Part-time teachers looking for more rights

After years of fighting, part-time teachers at Fanshawe, and across the province, are finally taking baby-steps towards gaining more rights.

“At the moment they don't have any rights,” said Paddy Musson, President of OPSEU Local 110. “They would like to get the same kind of treatment other people get within the organization. So what the part-timers are looking for is a right to have a union.”

At the moment a part-time employee is defined as someone working six hours or less, versus partial-load employees who work between seven and 12-hours a week at the college. That one-hour difference, according to Musson, means a lot when it comes to the kind of benefits the teachers receive.

“The seven hour employee earns a decent wage tied to the full-time wage scale,” explained Musson. “They get a rate that includes their marking and their preparation time for courses, they get all of the extended health benefits paid by the employer and get access to the other health benefits, and they get pay while they're sick.”

And what Musson believes that leads to is less loyalty from the part-timers since they're forced to follow the money, so to speak, to provide for their families- which can at times mean they leave the college to do so.

“It is unusual in Canada that anybody should be prevented in legislation to have the right to organize,” agreed Fanshawe's President, Howard Rundle. “So that's fine, I think there's nothing wrong with that at all, but the employees themselves have to decide by themselves if they're going to organize.

“If they do organize into a union, whether into an existing union or their own, then and only then will they have bargaining rights with the college system and from that point on we'll have to bargain with them. We're still a fair ways away from that happening.”

And even if they do unionize, there's no way of determining now how the union would operate. The full-time faculty are represented by the Ontario Public Sector Employees Union which negotiates centrally from Toronto. In other words, the salary and working condition negotiations themselves do not happen at Fanshawe, they in fact happen on an Ontario-wide basis in the provinces capital.

Howard explained that this means that this centralized union doesn't always make everyone happy because they may pay different rates in Toronto and Ottawa than they do in North Bay or Kingston, so some locations may not like the centralized rates, which means that were a collective-bargaining agreement eventually reached, the colleges would require additional funding from the government to cover the costs.

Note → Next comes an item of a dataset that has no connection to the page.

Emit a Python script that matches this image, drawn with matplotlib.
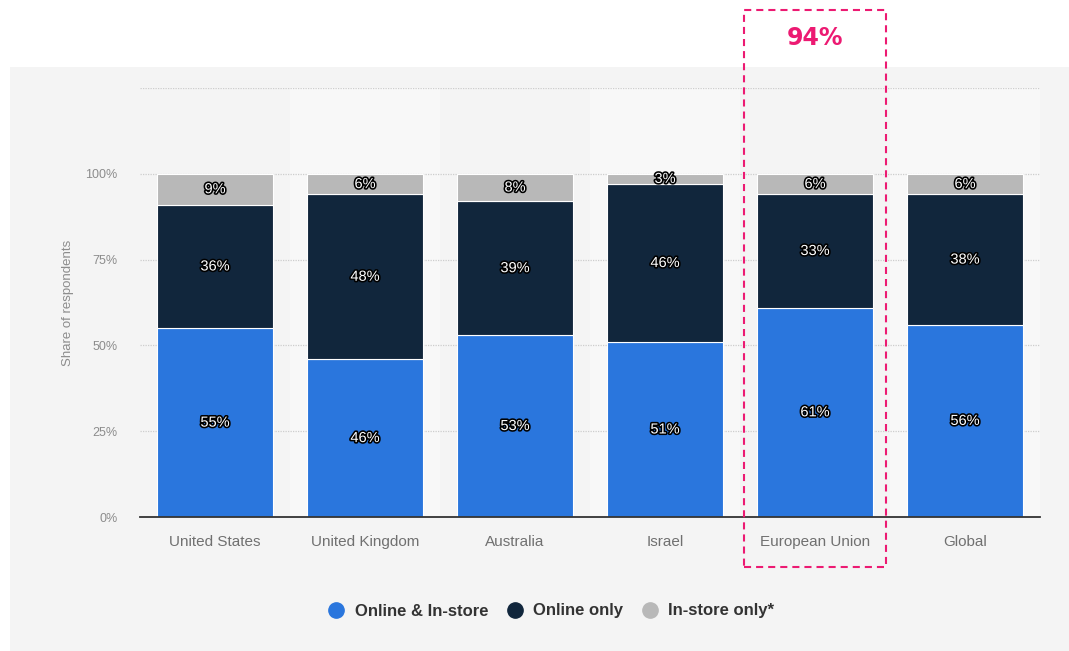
"""Stacked share-of-respondents chart by shopping channel and region."""

import matplotlib

matplotlib.use("Agg")

import matplotlib.patheffects as pe
import matplotlib.pyplot as plt
import numpy as np
from matplotlib.lines import Line2D
from matplotlib.patches import Rectangle

plt.rcParams["font.family"] = ["Liberation Sans", "DejaVu Sans"]

REGIONS = ["United States", "United Kingdom", "Australia", "Israel", "European Union", "Global"]
ONLINE_AND_INSTORE = [55, 46, 53, 51, 61, 56]
ONLINE_ONLY = [36, 48, 39, 46, 33, 38]
INSTORE_ONLY = [9, 6, 8, 3, 6, 6]
SERIES_LABELS = ["Online & In-store", "Online only", "In-store only*"]
HIGHLIGHT_REGION = "European Union"
HIGHLIGHT_TEXT = "94%"

COLORS = ["#2a76dd", "#11263c", "#b8b8b8"]
PANEL_BG = "#f4f4f4"
BAND_BG = "#f8f8f8"
PINK = "#ec1a72"

W, H = 1069, 651


def main() -> None:
    fig = plt.figure(figsize=(W / 100, H / 100), dpi=100)
    fig.patch.set_facecolor("white")

    # grey panel behind the chart and legend
    fig.patches.append(
        Rectangle((10 / W, 0), 1 - 10 / W, 1 - 67 / H, transform=fig.transFigure,
                  facecolor=PANEL_BG, edgecolor="none", zorder=-10)
    )

    ax = fig.add_axes([140 / W, 1 - 517 / H, 900 / W, 429 / H])
    ax.set_facecolor("none")
    x = np.arange(len(REGIONS))
    ax.set_xlim(-0.5, len(REGIONS) - 0.5)
    ax.set_ylim(0, 125)

    for i in x:
        if i % 2 == 1:
            ax.axvspan(i - 0.5, i + 0.5, color=BAND_BG, zorder=0, lw=0)

    for yv in [25, 50, 75, 100, 125]:
        ax.axhline(yv, color="#cdcdcd", lw=0.9, ls=(0, (1, 1)), zorder=1)

    stroke = [pe.withStroke(linewidth=2.3, foreground="black")]
    bottom = np.zeros(len(REGIONS))
    for values, color in zip([ONLINE_AND_INSTORE, ONLINE_ONLY, INSTORE_ONLY], COLORS):
        values = np.array(values, dtype=float)
        ax.bar(x, values, bottom=bottom, width=0.77, color=color,
               edgecolor="white", linewidth=0.8, zorder=2)
        for xi, b, v in zip(x, bottom, values):
            ax.text(xi, b + v / 2, f"{int(v)}%", ha="center", va="center",
                    fontsize=10.5, color="white", path_effects=stroke, zorder=4)
        bottom += values

    for side in ["top", "right", "left"]:
        ax.spines[side].set_visible(False)
    ax.spines["bottom"].set_color("#333333")
    ax.spines["bottom"].set_linewidth(1.3)
    ax.spines["bottom"].set_zorder(5)

    ax.set_yticks([0, 25, 50, 75, 100])
    ax.set_yticklabels(["0%", "25%", "50%", "75%", "100%"])
    ax.tick_params(axis="y", length=0, pad=16, labelsize=9, labelcolor="#8c8c8c")
    ax.set_xticks(x, labels=REGIONS)
    ax.tick_params(axis="x", length=0, pad=13, labelsize=11, labelcolor="#707070")
    ax.set_ylabel("Share of respondents", fontsize=9.5, color="#8c8c8c")
    ax.yaxis.set_label_coords(-(140 - 74) / 900, 0.5)

    handles = [
        Line2D([], [], marker="o", ls="none", markersize=11, markerfacecolor=c,
               markeredgecolor=c)
        for c in COLORS
    ]
    fig.legend(handles, SERIES_LABELS, loc="center", bbox_to_anchor=(547 / W, 1 - 611 / H),
               ncol=3, frameon=False, handletextpad=0.1, columnspacing=0.6,
               prop={"weight": "bold", "size": 12}, labelcolor="#333333")

    # dashed highlight around the EU column
    hi = REGIONS.index(HIGHLIGHT_REGION)
    cx = fig.transFigure.inverted().transform(ax.transData.transform((hi, 0)))[0]
    half = 71 / W
    fig.patches.append(
        Rectangle((cx - half, 1 - 567 / H), 2 * half, (567 - 10) / H, transform=fig.transFigure,
                  fill=False, edgecolor=PINK, linewidth=1.5, linestyle=(0, (3.4, 2.4)), zorder=6)
    )
    fig.text(cx, 1 - 38 / H, HIGHLIGHT_TEXT, ha="center", va="center", fontsize=17,
             fontweight="bold", color=PINK, family=["DejaVu Sans"])

    fig.savefig("out.png", dpi=100, facecolor=fig.get_facecolor())
    plt.close(fig)


if __name__ == "__main__":
    main()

“Ontario is either ninth or tenth in terms of funding,” said Roger Couvrette, the president of the provincial organization of part-timers and sessionals at a recent press conference at Fanshawe. “When the McGuinty government announced its intent (to allow bargaining) any news release sent out by college presidents said they understood it was needed, but that the government has to provide more funding.

“They need to get up to the national average in terms of funding- and that can't be up to the student.”

But Musson stressed that it's not usually money that drives the teachers to extreme measures, like striking.

“A teachers' decision to go on strike is rarely about money,” Musson explained. “In 1984 and 2006 it was about the workload and 1989 was about job security. What we saw were higher class sizes which meant there was less time for feedback and hands-on instruction which meant the quality of education was compromised.

“Colleges are special from universities, what we offer here is more applied, so if you take those two things out, what's left?”

The campaign needs 35 per cent of the part-time teachers signatures province-wide before April to ensure that they can organize prior to the upcoming September term.

“We're not suggesting we return to an era when it's only full-time,” concluded Couvrette. “The part-timer, that person, has a right to a salary equivalent to other people in their field as well as the same job security.”